Kurdish Peshmerga forces passing through Kirkuk on their way to defense lines south of the province, June 26. Photo: Rudaw
KIRKUK, Kurdistan Region—Kirkuk’s Turkmen population are counting on the Kurdish Peshmerga forces for protection, said Najat Hussein of the Turkmen bloc and former member of Kirkuk Provincial Council on Friday, a day after the Kurdish president visited the multiethnic city.
“We (Turkmens) are 95 percent dependent on the Peshmerga forces,” Hussein told Rudaw. “We thank Peshmerga forces for their coming to Kirkuk ad we are ready to fight alongside them.”
Hussein said that the deployment of Kurdish forces in and around Kirkuk was essential for the safety of the Turkmen minority who are mostly Shiites and fear attacks by the Islamic State of Iraq and Syria (ISIS).
“While the Peshmerga are all Kurds, their duty is to protect everyone,” he said. “The Peshmerga have proven in the last two weeks that they don’t only work for the Kurds, but for all the ethnics and sects of Kirkuk.”
Hussein’s comments resonated with a statement by Kurdistan Region President Massoud Barzani who said during his visit to Kirkuk on Thursday, “My visit here is to meet with military, security and political parties and about how to protect Kirkuk and how to make it an example of ethnic and religious coexistence.”
Kirkuk’s Turkmen population occupy important posts in the local government and despite past political disputes with the Kurds, they have now found a common adversary in the Sunni militants who make Shiites and their places of worship a primary target.
“We Turkmen have the same fate as Kurds,” said Hussein. “Now is not the time to talk about the future of Kirkuk, this should be delayed for after this situation.”
In the past several years Turkmen religious ceremonies have been targeted by suicide bombers in Kirkuk and Tuz Khurmatu, claiming many lives.
In a latest attack last week, the head of Kirkuk provincial council, Munir al-Kafili, a Turkmen, was gunned down in the city center by unknown armed men.
Also in the past two weeks, ISIS fighters have launched several attacks against Turkmen villages south of Kirkuk, mainly Bashir village, leading to fierce clashes with Kurdish Peshmerga forces.
Turkmen leaders in Kirkuk and Tuz Khurmatu had asked the Iraqi government earlier this year to form a Turkmen self-defense militia which received a cold response from Baghdad.
According to Hussein however, the Turkmen have now “received certain quantity of weapons from the central government by plane in coordination with the governor of Kirkuk.”

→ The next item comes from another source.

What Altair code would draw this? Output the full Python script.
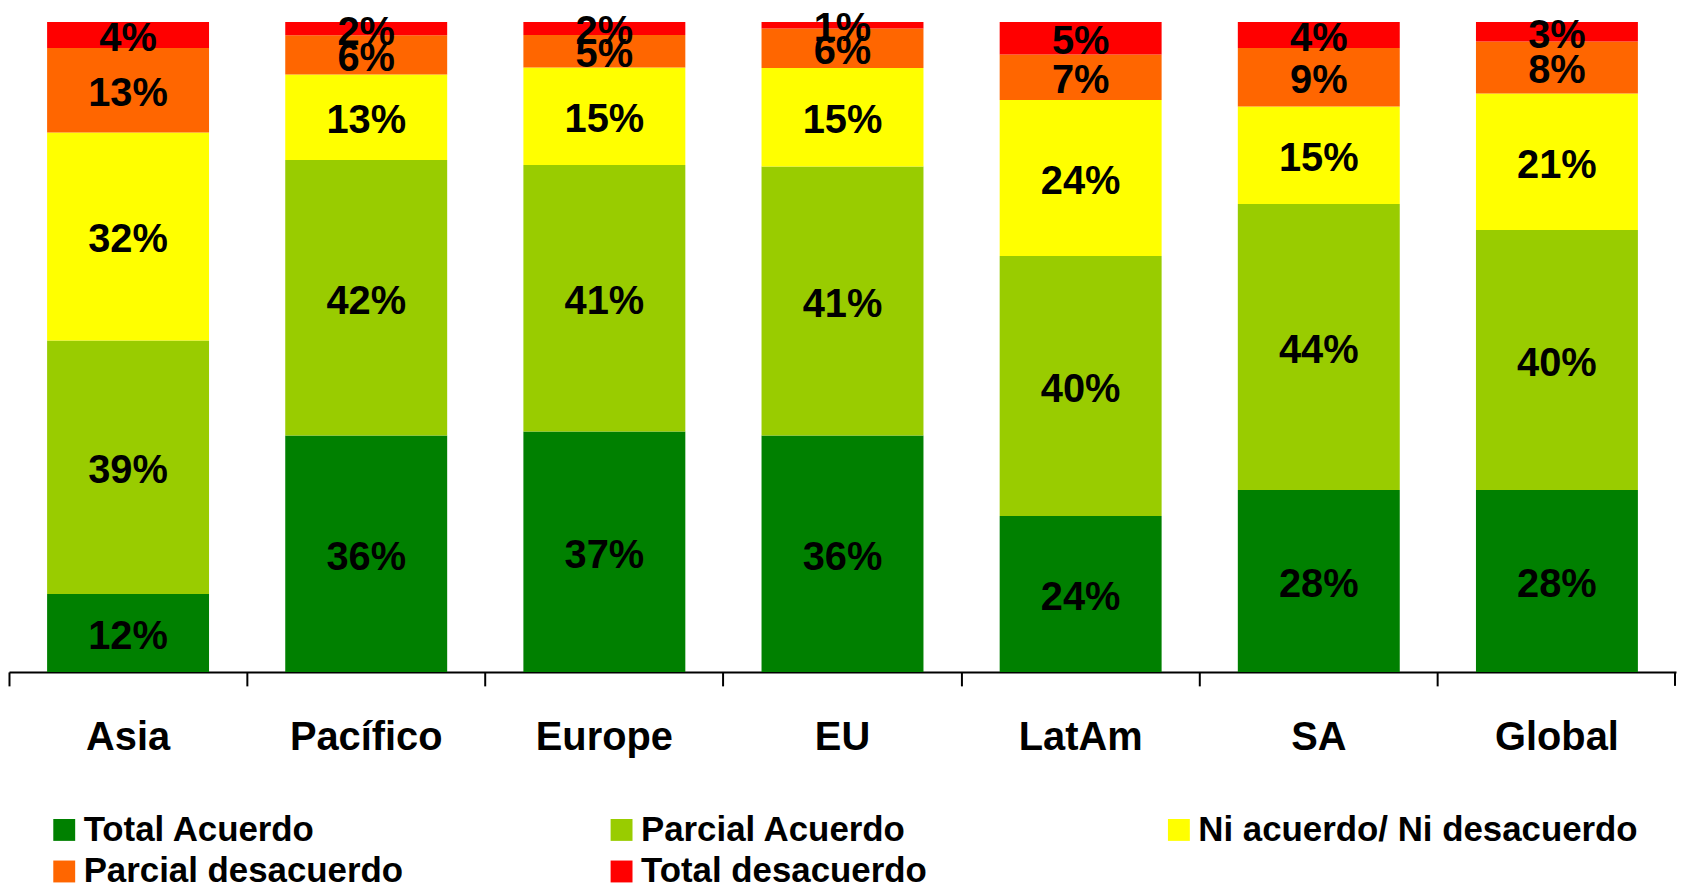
import altair as alt
import pandas as pd

categories = ["Asia", "Pacífico", "Europe", "EU", "LatAm", "SA", "Global"]
series = ["Total Acuerdo", "Parcial Acuerdo", "Ni acuerdo/ Ni desacuerdo",
          "Parcial desacuerdo", "Total desacuerdo"]
colors = ["#008000", "#99CC00", "#FFFF00", "#FF6600", "#FF0000"]

total_acuerdo = [12, 36, 37, 36, 24, 28, 28]
parcial_acuerdo = [39, 42, 41, 41, 40, 44, 40]
ni_acuerdo = [32, 13, 15, 15, 24, 15, 21]
parcial_desacuerdo = [13, 6, 5, 6, 7, 9, 8]
total_desacuerdo = [4, 2, 2, 1, 5, 4, 3]

values_by_series = [total_acuerdo, parcial_acuerdo, ni_acuerdo,
                    parcial_desacuerdo, total_desacuerdo]

rows = []
for si, (s, vals) in enumerate(zip(series, values_by_series)):
    for c, v in zip(categories, vals):
        rows.append({"cat": c, "series": s, "value": v, "order": si})
df = pd.DataFrame(rows)

FONT = "Liberation Sans"
W, H = 1675, 653
P_IN, P_OUT = 0.32, 0.16

base = alt.Chart(df).transform_stack(
    stack="value",
    groupby=["cat"],
    as_=["y0", "y1"],
    offset="normalize",
    sort=[alt.SortField("order", order="ascending")],
).transform_calculate(
    mid="(datum.y0 + datum.y1) / 2",
    label="datum.value + '%'",
)

xenc = alt.X(
    "cat:N",
    sort=categories,
    scale=alt.Scale(paddingInner=P_IN, paddingOuter=P_OUT),
    axis=alt.Axis(
        title=None,
        labelAngle=0,
        labelFont=FONT,
        labelFontSize=40,
        labelFontWeight="bold",
        labelColor="black",
        labelPadding=32,
        domainColor="black",
        domainWidth=2,
        tickColor="black",
        tickWidth=2,
        tickSize=14,
        bandPosition=-(P_IN / 2) / (1 - P_IN),
        grid=False,
    ),
)

yscale = alt.Scale(domain=[0, 1], nice=False)

bars = base.mark_bar().encode(
    x=xenc,
    y=alt.Y("y0:Q", scale=yscale, axis=None),
    y2="y1:Q",
    color=alt.Color(
        "series:N",
        scale=alt.Scale(domain=series, range=colors),
        legend=alt.Legend(
            title=None,
            orient="none",
            legendX=38,
            legendY=794,
            direction="horizontal",
            columns=3,
            symbolType="square",
            symbolSize=484,
            symbolStrokeWidth=0,
            labelFont=FONT,
            labelFontSize=35,
            labelFontWeight="bold",
            labelColor="black",
            labelLimit=800,
            labelOffset=2,
            columnPadding=81,
            rowPadding=6,
            gridAlign="all",
            padding=0,
        ),
    ),
)

texts = base.mark_text(
    font=FONT, fontSize=40, fontWeight="bold", color="black",
    baseline="middle", align="center", dy=4,
).encode(
    x=alt.X("cat:N", sort=categories),
    y=alt.Y("mid:Q", scale=yscale),
    text="label:N",
)

end_tick = alt.Chart(alt.Data(values=[{"a": 1}])).mark_rule(
    color="black", strokeWidth=2
).encode(
    x=alt.value(W - 1),
    y=alt.value(H),
    y2=alt.value(H + 14),
)

chart = alt.layer(bars, texts, end_tick).properties(
    width=W,
    height=H,
    autosize=alt.AutoSizeParams(type="none"),
    padding={"left": 1, "top": 12, "right": 1, "bottom": 220},
).configure_view(stroke=None)

chart.save("out.html", embed_options={"renderer": "svg", "actions": False})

He said that the 1,000 Turkmen armed men are willing to the fight against the Islamic militants.
Hussein urged unity among Kirkuk’s different ethnic groups in the face of the ISIS whom he called “the enemy of all.”
“It’s no time for political differences among the parties of Kirkuk,” he said. “We need to set aside the differences because the enemy has targeted all of us, including Kurds, Turkmens, Arabs, Shia and Sunnis.”